I answer that, The first man did not see God through His Essence if we consider the ordinary state of that life; unless, perhaps, it be said that he saw God in a vision, when |God cast a deep sleep upon Adam| (Gn.2:21). The reason is because, since in the Divine Essence is beatitude itself, the intellect of a man who sees the Divine Essence has the same relation to God as a man has to beatitude. Now it is clear that man cannot willingly be turned away from beatitude, since naturally and necessarily he desires it, and shuns unhappiness. Wherefore no one who sees the Essence of God can willingly turn away from God, which means to sin. Hence all who see God through His Essence are so firmly established in the love of God, that for eternity they can never sin. Therefore, as Adam did sin, it is clear that he did not see God through His Essence.

Nevertheless he knew God with a more perfect knowledge than we do now. Thus in a sense his knowledge was midway between our knowledge in the present state, and the knowledge we shall have in heaven, when we see God through His Essence. To make this clear, we must consider that the vision of God through His Essence is contradistinguished from the vision of God through His creatures. Now the higher the creature is, and the more like it is to God, the more clearly is God seen in it; for instance, a man is seen more clearly through a mirror in which his image is the more clearly expressed. Thus God is seen in a much more perfect manner through His intelligible effects than through those which are only sensible or corporeal. But in his present state man is impeded as regards the full and clear consideration of intelligible creatures, because he is distracted by and occupied with sensible things. Now, it is written (Eccles.7:30): |God made man right.| And man was made right by God in this sense, that in him the lower powers were subjected to the higher, and the higher nature was made so as not to be impeded by the lower. Wherefore the first man was not impeded by exterior things from a clear and steady contemplation of the intelligible effects which he perceived by the radiation of the first truth, whether by a natural or by a gratuitous knowledge. Hence Augustine says (Gen. ad lit. xi, 33) that, |perhaps God used to speak to the first man as He speaks to the angels; by shedding on his mind a ray of the unchangeable truth, yet without bestowing on him the experience of which the angels are capable in the participation of the Divine Essence.| Therefore, through these intelligible effects of God, man knew God then more clearly than we know Him now.

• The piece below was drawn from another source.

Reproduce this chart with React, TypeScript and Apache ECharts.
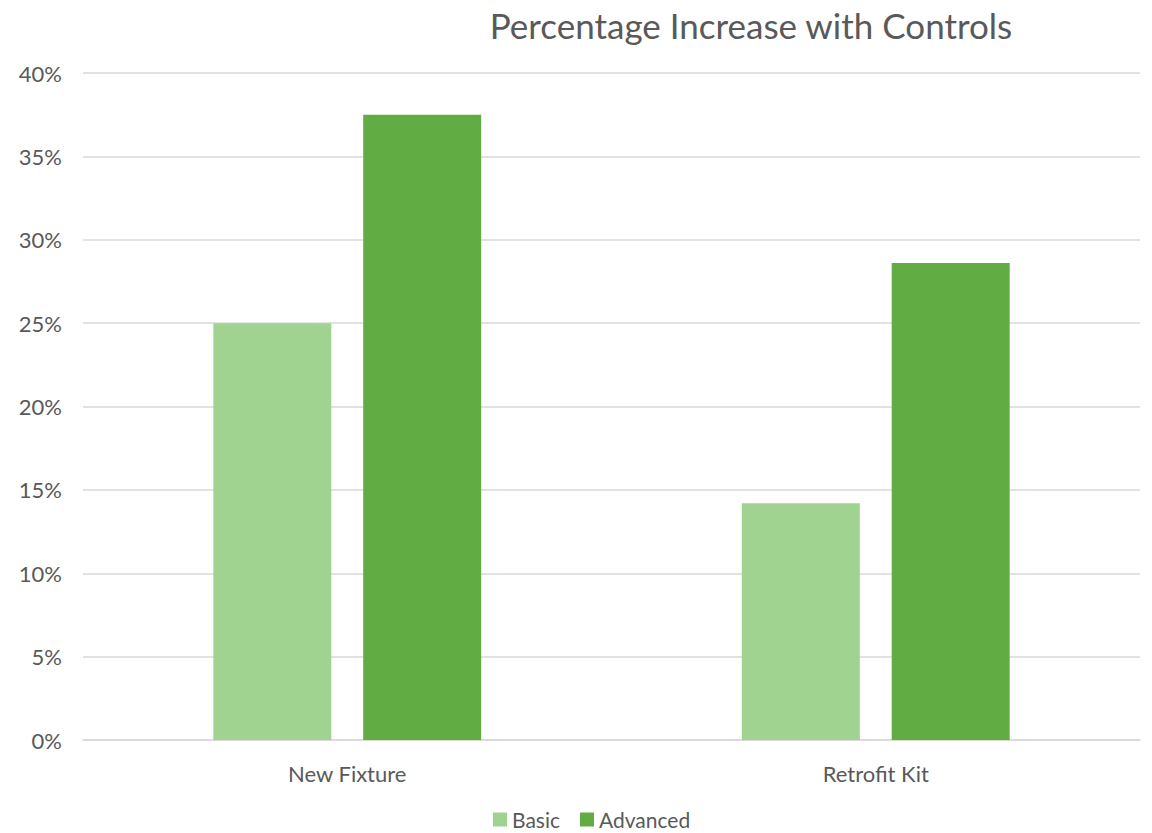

Reply to Objection 1: Man was happy in paradise, but not with that perfect happiness to which he was destined, which consists in the vision of the Divine Essence. He was, however, endowed with |a life of happiness in a certain measure,| as Augustine says (Gen. ad lit. xi, 18), so far as he was gifted with natural integrity and perfection.

Reply to Objection 2: A good will is a well-ordered will; but the will of the first man would have been ill-ordered had he wished to have, while in the state of merit, what had been promised to him as a reward.

Reply to Objection 3: A medium (of knowledge) is twofold; one through which, and, at the same time, in which, something is seen, as, for example, a man is seen through a mirror, and is seen with the mirror: another kind of medium is that whereby we attain to the knowledge of something unknown; such as the medium in a demonstration. God was seen without this second kind of medium, but not without the first kind. For there was no need for the first man to attain to the knowledge of God by demonstration drawn from an effect, such as we need; since he knew God simultaneously in His effects, especially in the intelligible effects, according to His capacity. Again, we must remark that the obscurity which is implied in the word enigma may be of two kinds: first, so far as every creature is something obscure when compared with the immensity of the Divine light; and thus Adam saw God in an enigma, because he saw Him in a created effect: secondly, we may take obscurity as an effect of sin, so far as man is impeded in the consideration of intelligible things by being preoccupied with sensible things; in which sense Adam did not see God in an enigma.